◆ **PROBLEM STATEMENT**
Retype nothing except the lines below from the one with "Recreate this image" through the one with "plt.rcParams['font.family'] = ['Open", exactly, with images left out.

— START OF THE RECORDS —

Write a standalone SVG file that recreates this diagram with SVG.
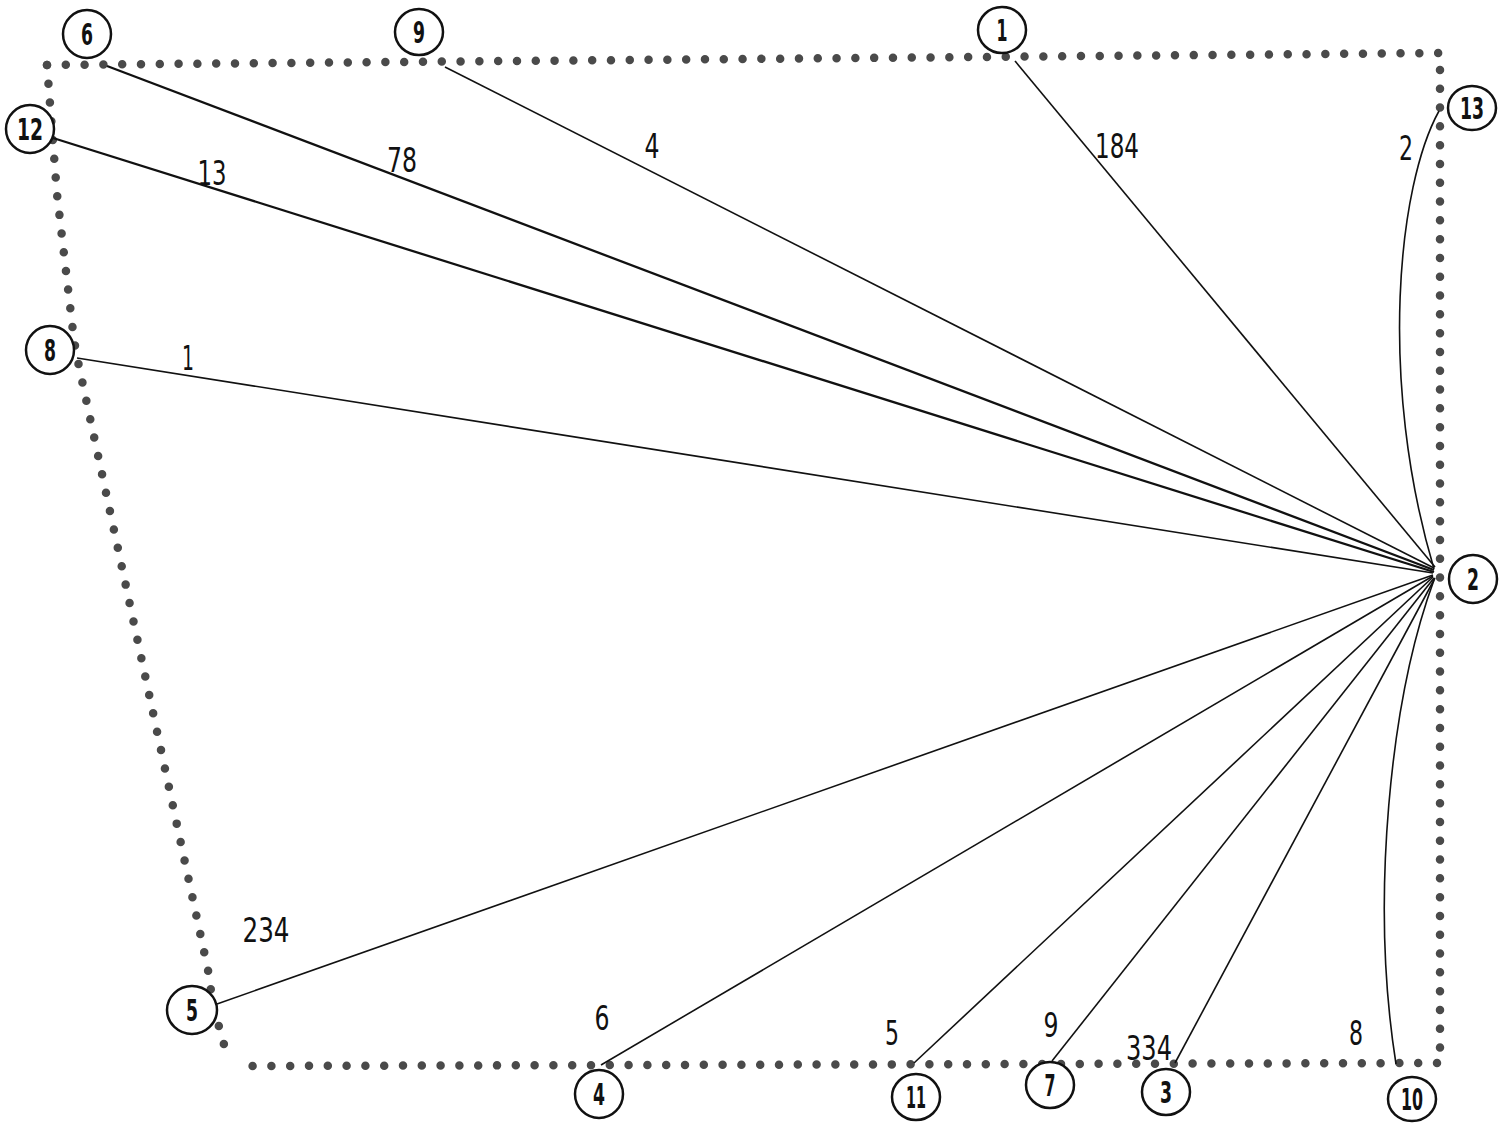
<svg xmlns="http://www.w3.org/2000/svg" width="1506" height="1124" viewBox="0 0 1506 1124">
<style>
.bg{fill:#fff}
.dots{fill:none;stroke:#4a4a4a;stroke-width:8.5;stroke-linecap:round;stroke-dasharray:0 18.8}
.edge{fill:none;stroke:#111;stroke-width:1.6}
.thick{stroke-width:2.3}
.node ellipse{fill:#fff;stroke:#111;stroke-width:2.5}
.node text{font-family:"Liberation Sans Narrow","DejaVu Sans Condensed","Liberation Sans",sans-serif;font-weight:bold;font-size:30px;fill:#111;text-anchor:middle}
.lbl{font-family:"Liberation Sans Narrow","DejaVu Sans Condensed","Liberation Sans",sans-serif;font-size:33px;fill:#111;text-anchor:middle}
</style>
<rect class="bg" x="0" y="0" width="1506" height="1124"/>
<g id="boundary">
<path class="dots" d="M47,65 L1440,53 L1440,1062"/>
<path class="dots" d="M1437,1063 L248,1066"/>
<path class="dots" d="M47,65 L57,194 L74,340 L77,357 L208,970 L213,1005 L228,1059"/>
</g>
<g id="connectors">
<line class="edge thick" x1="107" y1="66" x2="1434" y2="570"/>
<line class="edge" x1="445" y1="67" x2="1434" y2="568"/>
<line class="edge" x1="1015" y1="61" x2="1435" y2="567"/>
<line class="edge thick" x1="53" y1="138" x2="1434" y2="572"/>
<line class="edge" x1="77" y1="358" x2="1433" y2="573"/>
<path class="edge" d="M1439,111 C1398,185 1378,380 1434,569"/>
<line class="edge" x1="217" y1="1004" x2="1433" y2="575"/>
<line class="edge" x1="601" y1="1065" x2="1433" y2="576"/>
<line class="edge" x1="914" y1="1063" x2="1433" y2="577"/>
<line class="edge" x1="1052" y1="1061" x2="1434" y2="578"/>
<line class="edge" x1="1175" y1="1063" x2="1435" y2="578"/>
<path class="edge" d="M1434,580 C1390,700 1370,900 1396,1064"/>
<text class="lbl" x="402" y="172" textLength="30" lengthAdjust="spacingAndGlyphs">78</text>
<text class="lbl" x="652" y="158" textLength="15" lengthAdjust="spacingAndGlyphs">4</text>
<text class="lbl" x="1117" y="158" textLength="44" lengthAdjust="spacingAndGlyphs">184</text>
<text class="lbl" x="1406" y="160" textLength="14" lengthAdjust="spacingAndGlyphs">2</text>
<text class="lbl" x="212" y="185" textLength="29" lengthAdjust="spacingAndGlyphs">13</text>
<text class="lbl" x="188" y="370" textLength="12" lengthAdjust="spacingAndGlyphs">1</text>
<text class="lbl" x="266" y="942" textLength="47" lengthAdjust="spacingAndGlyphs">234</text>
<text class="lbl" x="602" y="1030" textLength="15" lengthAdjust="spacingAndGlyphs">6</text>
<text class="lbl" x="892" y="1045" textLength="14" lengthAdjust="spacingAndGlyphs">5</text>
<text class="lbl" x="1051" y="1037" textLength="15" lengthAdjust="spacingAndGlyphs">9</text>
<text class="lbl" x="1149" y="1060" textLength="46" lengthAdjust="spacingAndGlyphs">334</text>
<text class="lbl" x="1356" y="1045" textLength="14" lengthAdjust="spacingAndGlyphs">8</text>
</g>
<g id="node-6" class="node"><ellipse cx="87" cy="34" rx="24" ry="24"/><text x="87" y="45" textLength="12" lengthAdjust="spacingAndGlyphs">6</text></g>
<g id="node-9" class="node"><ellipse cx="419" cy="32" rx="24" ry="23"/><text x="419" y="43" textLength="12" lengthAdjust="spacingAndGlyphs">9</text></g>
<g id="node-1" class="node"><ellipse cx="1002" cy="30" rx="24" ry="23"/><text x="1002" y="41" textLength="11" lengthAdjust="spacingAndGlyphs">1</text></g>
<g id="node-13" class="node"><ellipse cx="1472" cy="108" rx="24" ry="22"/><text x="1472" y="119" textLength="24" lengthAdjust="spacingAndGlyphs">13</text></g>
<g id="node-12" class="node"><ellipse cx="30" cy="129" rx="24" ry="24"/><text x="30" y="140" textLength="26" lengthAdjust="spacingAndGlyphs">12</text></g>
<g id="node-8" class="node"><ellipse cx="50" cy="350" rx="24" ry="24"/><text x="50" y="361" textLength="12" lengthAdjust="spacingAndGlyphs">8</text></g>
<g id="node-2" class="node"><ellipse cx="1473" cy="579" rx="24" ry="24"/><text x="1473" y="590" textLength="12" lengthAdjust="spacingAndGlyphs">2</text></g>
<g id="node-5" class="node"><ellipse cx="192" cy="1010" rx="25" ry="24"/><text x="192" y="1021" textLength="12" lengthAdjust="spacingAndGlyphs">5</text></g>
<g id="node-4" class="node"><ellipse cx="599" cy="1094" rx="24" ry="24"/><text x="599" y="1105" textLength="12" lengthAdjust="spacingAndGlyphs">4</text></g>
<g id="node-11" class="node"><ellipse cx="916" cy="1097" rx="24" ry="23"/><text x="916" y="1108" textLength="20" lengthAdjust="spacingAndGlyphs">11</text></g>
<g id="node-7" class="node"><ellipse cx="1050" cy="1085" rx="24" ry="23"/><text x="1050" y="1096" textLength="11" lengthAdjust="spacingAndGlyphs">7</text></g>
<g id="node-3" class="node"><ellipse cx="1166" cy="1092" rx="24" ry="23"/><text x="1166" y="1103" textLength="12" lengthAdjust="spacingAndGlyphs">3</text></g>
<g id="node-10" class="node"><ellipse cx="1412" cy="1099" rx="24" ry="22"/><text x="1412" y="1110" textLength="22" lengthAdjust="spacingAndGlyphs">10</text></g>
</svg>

— END OF THE RECORDS —
— START OF THE RECORDS —

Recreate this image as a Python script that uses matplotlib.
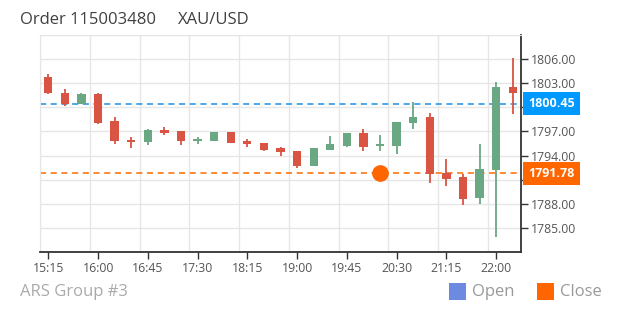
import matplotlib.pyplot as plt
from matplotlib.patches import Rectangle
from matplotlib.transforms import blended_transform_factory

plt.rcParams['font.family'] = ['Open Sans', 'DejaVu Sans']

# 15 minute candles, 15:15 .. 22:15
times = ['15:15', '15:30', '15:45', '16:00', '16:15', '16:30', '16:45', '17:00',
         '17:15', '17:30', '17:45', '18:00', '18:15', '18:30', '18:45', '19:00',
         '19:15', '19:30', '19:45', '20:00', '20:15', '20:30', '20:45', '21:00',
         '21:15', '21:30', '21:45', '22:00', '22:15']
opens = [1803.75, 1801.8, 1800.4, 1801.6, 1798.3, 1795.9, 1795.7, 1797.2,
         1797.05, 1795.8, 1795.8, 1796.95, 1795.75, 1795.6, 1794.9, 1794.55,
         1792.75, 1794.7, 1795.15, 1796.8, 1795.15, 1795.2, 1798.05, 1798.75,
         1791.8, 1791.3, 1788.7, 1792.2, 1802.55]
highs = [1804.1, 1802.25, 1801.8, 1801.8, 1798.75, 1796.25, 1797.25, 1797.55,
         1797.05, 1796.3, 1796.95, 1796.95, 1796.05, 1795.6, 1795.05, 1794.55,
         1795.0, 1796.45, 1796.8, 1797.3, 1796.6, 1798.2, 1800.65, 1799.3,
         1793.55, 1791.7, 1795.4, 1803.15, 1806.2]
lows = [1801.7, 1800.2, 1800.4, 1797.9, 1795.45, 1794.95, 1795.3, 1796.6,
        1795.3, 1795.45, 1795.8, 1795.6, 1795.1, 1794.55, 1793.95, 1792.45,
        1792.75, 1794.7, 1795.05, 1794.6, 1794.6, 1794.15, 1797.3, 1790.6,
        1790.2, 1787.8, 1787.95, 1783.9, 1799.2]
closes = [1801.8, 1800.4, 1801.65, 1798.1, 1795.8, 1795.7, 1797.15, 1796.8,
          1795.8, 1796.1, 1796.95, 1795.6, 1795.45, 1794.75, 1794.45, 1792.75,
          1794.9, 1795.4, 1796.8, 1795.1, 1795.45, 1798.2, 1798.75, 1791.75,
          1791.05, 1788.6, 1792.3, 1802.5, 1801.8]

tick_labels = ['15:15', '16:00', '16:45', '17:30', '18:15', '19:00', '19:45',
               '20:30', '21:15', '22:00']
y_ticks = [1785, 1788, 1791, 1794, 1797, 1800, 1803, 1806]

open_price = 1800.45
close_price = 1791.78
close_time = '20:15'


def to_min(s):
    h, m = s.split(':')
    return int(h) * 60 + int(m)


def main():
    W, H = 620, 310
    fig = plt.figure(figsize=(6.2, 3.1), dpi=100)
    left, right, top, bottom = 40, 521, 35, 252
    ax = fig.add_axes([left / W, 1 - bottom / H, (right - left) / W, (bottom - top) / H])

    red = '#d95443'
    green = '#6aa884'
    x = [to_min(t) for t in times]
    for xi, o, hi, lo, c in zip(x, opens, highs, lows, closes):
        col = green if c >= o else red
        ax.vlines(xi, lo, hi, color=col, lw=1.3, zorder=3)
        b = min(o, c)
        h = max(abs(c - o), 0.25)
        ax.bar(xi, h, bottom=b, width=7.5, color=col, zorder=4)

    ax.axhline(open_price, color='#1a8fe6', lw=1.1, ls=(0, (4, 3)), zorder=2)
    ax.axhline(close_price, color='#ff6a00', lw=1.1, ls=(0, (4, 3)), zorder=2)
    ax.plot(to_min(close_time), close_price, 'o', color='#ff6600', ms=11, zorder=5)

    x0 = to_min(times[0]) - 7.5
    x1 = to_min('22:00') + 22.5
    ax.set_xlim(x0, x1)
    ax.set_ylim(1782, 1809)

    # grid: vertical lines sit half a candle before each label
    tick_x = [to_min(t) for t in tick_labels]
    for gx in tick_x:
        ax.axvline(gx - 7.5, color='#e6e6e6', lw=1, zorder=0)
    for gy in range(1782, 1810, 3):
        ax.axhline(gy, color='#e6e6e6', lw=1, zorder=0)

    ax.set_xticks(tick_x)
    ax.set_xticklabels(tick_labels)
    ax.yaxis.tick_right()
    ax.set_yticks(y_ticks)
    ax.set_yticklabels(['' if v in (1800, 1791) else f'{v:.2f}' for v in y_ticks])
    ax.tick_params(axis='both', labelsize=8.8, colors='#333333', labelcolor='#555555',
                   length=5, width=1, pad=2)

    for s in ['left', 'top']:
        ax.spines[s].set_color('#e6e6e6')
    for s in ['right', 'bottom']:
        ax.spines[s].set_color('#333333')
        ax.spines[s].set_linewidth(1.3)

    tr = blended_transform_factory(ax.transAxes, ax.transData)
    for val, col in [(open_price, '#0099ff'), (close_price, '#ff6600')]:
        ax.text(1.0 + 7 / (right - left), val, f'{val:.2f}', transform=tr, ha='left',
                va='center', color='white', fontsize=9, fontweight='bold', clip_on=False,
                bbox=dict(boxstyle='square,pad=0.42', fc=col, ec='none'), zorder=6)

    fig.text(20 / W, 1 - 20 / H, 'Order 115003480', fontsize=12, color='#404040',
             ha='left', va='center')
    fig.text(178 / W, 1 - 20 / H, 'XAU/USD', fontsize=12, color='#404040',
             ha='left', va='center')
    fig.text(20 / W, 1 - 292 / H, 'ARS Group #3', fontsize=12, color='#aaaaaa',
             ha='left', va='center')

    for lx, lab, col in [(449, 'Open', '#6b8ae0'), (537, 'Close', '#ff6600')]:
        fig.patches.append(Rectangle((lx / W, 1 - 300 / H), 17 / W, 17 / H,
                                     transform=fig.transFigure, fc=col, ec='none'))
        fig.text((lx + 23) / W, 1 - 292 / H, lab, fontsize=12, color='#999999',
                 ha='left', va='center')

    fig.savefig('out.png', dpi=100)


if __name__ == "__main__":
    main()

— END OF THE RECORDS —
— START OF THE RECORDS —

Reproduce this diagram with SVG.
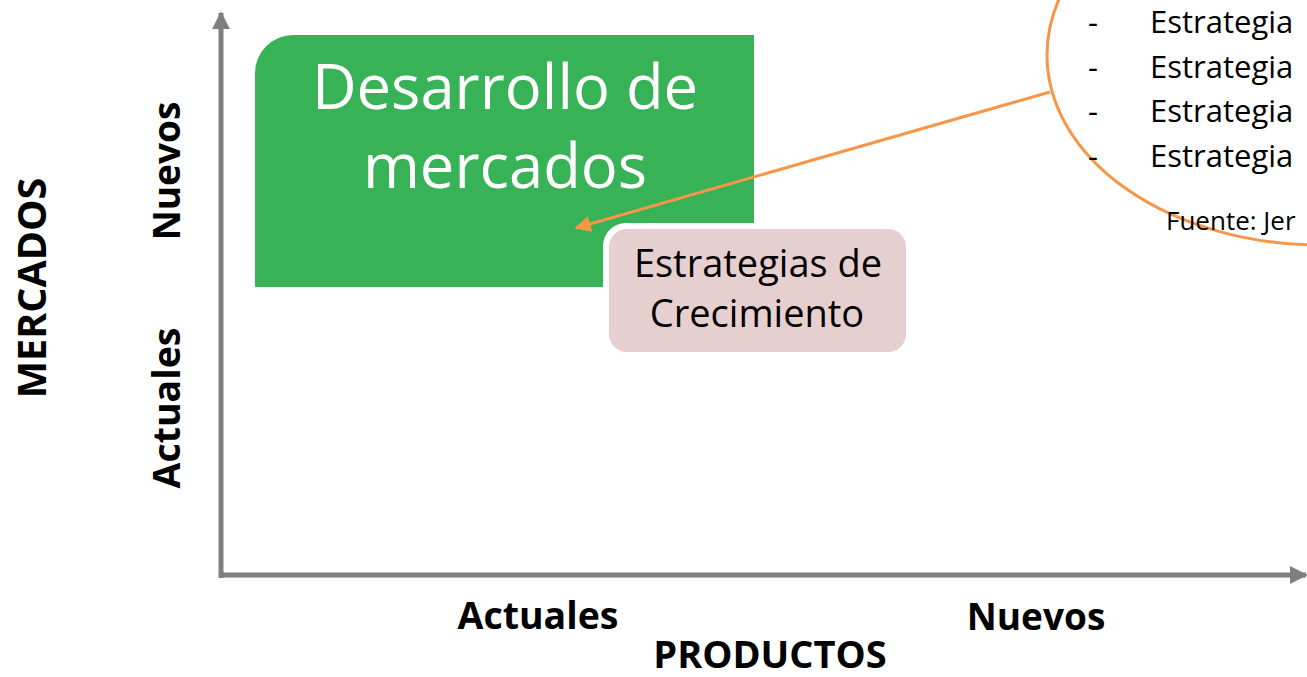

— END OF THE RECORDS —

◆ **FINISHED TASK**
Recreate this image as a Python script that uses matplotlib.
import matplotlib.pyplot as plt
from matplotlib.patches import Rectangle
from matplotlib.transforms import blended_transform_factory

plt.rcParams['font.family'] = ['Open Sans', 'DejaVu Sans']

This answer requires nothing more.